La Semana Santa y la izquierda

El lunes (santo), Teresa Rodríguez, portavoz de Adelante Andalucía, subió una foto del crucificado de la Misericordia (una imagen devocional que procesiona en Cádiz) junto a una consigna peculiar: "Si no puedo sentir, no es mi revolución".

Más allá de lo burdo de la proclama (si nos ponemos a contar la de cosas que tiene que tener la revolución, el sujeto revolucionario va a ser un hombre orquesta), la reivindicación se suma a una discusión (sorprendentemente) contemporánea sobre, atiendan, la compatibilidad entre ser de izquierdas y gritarle "guapa" a María Santísima hasta desgañitarse. "La Semana Santa es transversal", decía el otro día a alguien. Este viernes, en este mismo periódico, me desayunaba con un artículo titulado "Ateo pero cofrade: así ha resignificado la sociedad andaluza la Semana Santa", que hilvanaba muchos de los argumentos que se están utilizando en esta discusión.

Conviene no entusiasmarse, que ya Voltaire estaba convencido de haberle dado la puntilla a la iglesia romana. Miren, habrá quien repita que existen motivos extrarreligiosos para meterse bajo un paso (el gusto por las tradiciones, los hábitos familiares o que las hermandades son aglutinador social); que hay gente del PCE que se pirra por un capirote y que si privamos a los adúlteros, sodomitas y a los que se saltan la misa dominical de la papeleta de sitio, la procesión la tienes que armar con maniquíes. Coincido. Sin embargo, me extraña que esta novísima conquista de lo sacro por lo secular asombre a alguien más que a los turistas: en los años cincuenta de la España nacionalcatólica, los costaleros cobraban jornal y mecían los pasos al compás del aguardiente. Y miren, no hay pueblo que se precie en el que dos hermandades de postín no hayan resuelto a ciriazos sus diferencias mientras Cristo miraba el espectáculo desde el madero.
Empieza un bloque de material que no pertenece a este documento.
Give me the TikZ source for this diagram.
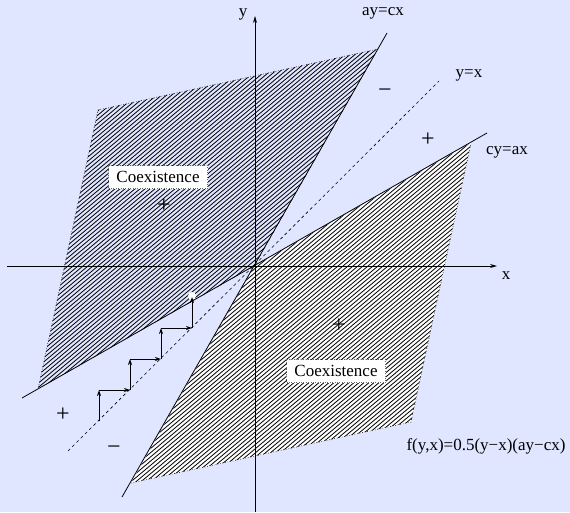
\documentclass[tikz,border=0pt]{standalone}
\usepackage{fontspec}
\setmainfont{Liberation Serif}
\usetikzlibrary{arrows.meta}
\definecolor{bg}{RGB}{224,230,255}
\begin{document}
\begin{tikzpicture}[x=1pt,y=-1pt,
  lbl/.style={font=\fontsize{17}{20}\selectfont, inner sep=0pt},
  sgn/.style={font=\fontsize{24}{26}\selectfont, inner sep=0pt},
  axis/.style={line width=0.7pt, -{Stealth[length=7pt,width=4pt]}},
  bound/.style={line width=0.8pt},
  outline/.style={dotted, line width=0.6pt},
  hatch/.style={line width=0.8pt},
  stair/.style={line width=0.8pt, -{Stealth[length=6pt,width=4pt]}},
  coex/.style={draw=black!60, dotted, fill=white, font=\fontsize{17}{20}\selectfont,
    inner sep=0pt, minimum width=99pt, minimum height=23pt}]

\fill[bg] (0,0) rectangle (570,512);
\useasboundingbox (0,0) rectangle (570,512);

% key points
\coordinate (O) at (254.5,266);
\coordinate (A1) at (387,33);
\coordinate (A2) at (122,497);
\coordinate (C1) at (487,133);
\coordinate (C2) at (22,398);
\coordinate (D1) at (439,81);
\coordinate (D2) at (68,451);
% upper-left region
\coordinate (U1) at (378,49);
\coordinate (U2) at (98,110);
\coordinate (U3) at (38,389);
% lower-right region
\coordinate (L1) at (131,483);
\coordinate (L2) at (411,422);
\coordinate (L3) at (471,143);

% regions
\fill[white] (O) -- (L1) -- (L2) -- (L3) -- cycle;
\begin{scope}
  \clip (O) -- (U1) -- (U2) -- (U3) -- cycle;
  \foreach \k in {-750,-745,...,600} \draw[hatch] (\k,600) -- ({\k+715},0);
\end{scope}
\begin{scope}
  \clip (O) -- (L1) -- (L2) -- (L3) -- cycle;
  \foreach \k in {-750,-745,...,600} \draw[hatch] (\k,600) -- ({\k+715},0);
\end{scope}
\draw[outline] (U1) -- (U2) -- (U3);
\draw[outline] (L1) -- (L2) -- (L3);

% lines
\draw[bound] (A2) -- (A1);
\draw[bound] (C2) -- (C1);
\draw[line width=0.6pt, dash pattern=on 3pt off 3pt] (D2) -- (D1);

% axes
\coordinate (xs) at (7,266);
\coordinate (xe) at (497,266);
\coordinate (ys) at (255,512);
\coordinate (ye) at (255,16);
\draw[axis] (xs) -- (xe);
\draw[axis] (ys) -- (ye);

% staircase
\node[circle, fill=white, inner sep=0pt, minimum size=8pt] (dot) at (192,296) {};
\coordinate (s0) at (99,421);
\coordinate (s1) at (99,390);
\coordinate (s2) at (130,390);
\coordinate (s3) at (130,359);
\coordinate (s4) at (161,359);
\coordinate (s5) at (161,328);
\coordinate (s6) at (192,328);
\coordinate (s7) at (192,297);
\draw[stair] (s0) -- (s1);
\draw[stair] (s1) -- (s2);
\draw[stair] (s2) -- (s3);
\draw[stair] (s3) -- (s4);
\draw[stair] (s4) -- (s5);
\draw[stair] (s5) -- (s6);
\draw[stair] (s6) -- (s7);

% labels
\node[lbl] (ly) at (243,14) {y};
\node[lbl] (lx) at (506,276) {x};
\node[lbl] (lacx) at (383,13) {ay=cx};
\node[lbl] (lyx) at (469,75) {y=x};
\node[lbl] (lcax) at (507,152) {cy=ax};
\node[lbl] (lf) at (486,446) {f(y,x)=0.5(y−x)(ay−cx)};

\node[sgn] (m1) at (385,93) {−};
\node[sgn] (p1) at (428,140) {+};
\node[sgn] (p2) at (63,415) {+};
\node[sgn] (m2) at (114,450) {−};
\node[sgn] (p3) at (164,206) {+};
\node[sgn] (p4) at (339,326) {+};

\node[coex] (co1) at (158,177) {Coexistence};
\node[coex] (co2) at (336,371) {Coexistence};
\end{tikzpicture}
\end{document}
¿Ha dejado la Semana Santa de ser un acontecimiento religioso? Ni mucho menos. La religiosidad es un fenómeno muy complejo y cuesta sacarla más que a las manchas de tomate

Con todo, ¿ha dejado la Semana Santa de ser un acontecimiento religioso? Ni mucho menos. La religiosidad es un fenómeno muy complejo y cuesta sacarla más que a las manchas de tomate. ¿Católico? Tampoco: a la Santa Madre Iglesia no le pesa conceder dispensas siempre y cuando se mantenga la hegemonía cultural. La piedad popular, enorme tragadero. ¿Que se suspende la música durante el Triduo Pascual? A las cornetas y los tambores, amparados en un vacío legal. ¿El velado de las imágenes? Salvo si salen en procesión. ¿Ayuno el Viernes Santo? Los sevillanos liberados, que la hostelería anda en el ajo.

Si las cofradías y las saetas no son católicas, la celebración de la Champions no es un evento deportivo. Puede que algún desnortado se sume a la tangana porque le pilla de paso, pero las excepciones no explican casi nada. Un bolchevique puede calzarse el antifaz y la saya teniendo clarísimo, en su fuero interno, que sus motivos son perfectamente contestatarios; pero, desde fuera, solo se ve un penitente más puesto en la fila. Ningún fenómeno cultural mínimamente elaborado responde a un solo motivo, pero siento mucho decirle a Teresa Rodríguez que lo que le hace "sentir" tantísimo es la sensualidad plástica y depuradísima del catolicismo, que le está predicando por los cinco sentidos. Y verán, el altar (ya es mala suerte) se lleva de maravilla con el trono: cógete la junta de gobierno de cualquiera de esas hermandades que tantos sentimientos nos producen y empieza a contar terratenientes y aristócratas. La sorpresa, tremebunda.